HOT SPRINGS — Arkansas Game and Fish Commission biologists, aided by Chuck Emrick, a Lake Catherine shoreline resident, stocked nearly 48,000 smallmouth bass fingerlings into the smallest of Arkansas’s diamond lakes in early July. This was the third year of an introduction attempt to establish smallmouth bass in Lake Catherine.
During the last three years, fisheries biologists from Hot Springs have collected native smallmouth from the upper Ouachita River west of Mt. Ida to use as broodstock for the project.
“Smallmouth bass are native to the Ouachita River and were present in the area that forms lakes Ouachita, Hamilton and Catherine,” Brett Hobbs, district fisheries supervisor for the Hot Springs area, said. “This effort is to see if we can get the native strain of smallmouth back into Catherine.”
A previous smallmouth introduction attempt occurred on Lake Ouachita with little success, but Hobbs is hopeful that the smaller, more riverlike Catherine offers the species the habitat it needs.
“Catherine also flows cooler during the heat of summer, similar to many smallmouth streams in Arkansas,” Hobbs said.
The brood fish were taken to the Andrew Hulsey State Fish Hatchery in Hot Springs and placed in a spawning pond that had been prepared for the species. The mud and silt pond bottom doesn’t match the smallmouth’s need for rocky areas to successfully produce nests and offspring.

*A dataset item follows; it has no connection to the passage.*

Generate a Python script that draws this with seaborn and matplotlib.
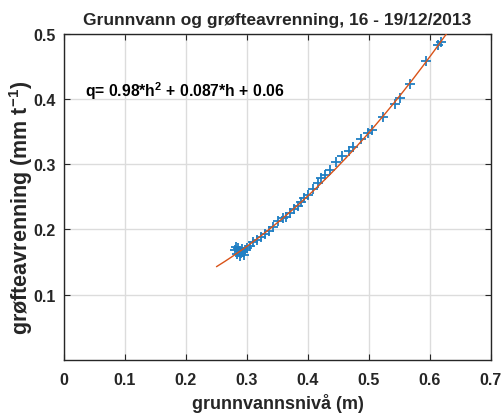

Wooden boxes filled with river rock are placed along the edges of the pond at the right depth as surrogate spawning surfaces for the fish.
“The smallmouth lay their eggs and hatch them in those boxes in the hatchery pond, free from other predator species of fish,” Hobbs said. “When the young smallmouth bass produced reach fingerling size, the ponds are harvested and the offspring are transported to stocking areas.”
The fingerlings from the smallmouth project were stocked near aquatic vegetation from the Diamondhead area downstream to Lake Catherine State Park this year. Chuck Emrick, a resident and avid angler on Lake Catherine helped with the stocking effort.
“I drove the boat with an AGFC biologist and we put the fingerlings in where we could find vegetation in 8 to 10 feet of water,” Emrick said. “The water temperature also needed to be at 75 degrees or below.”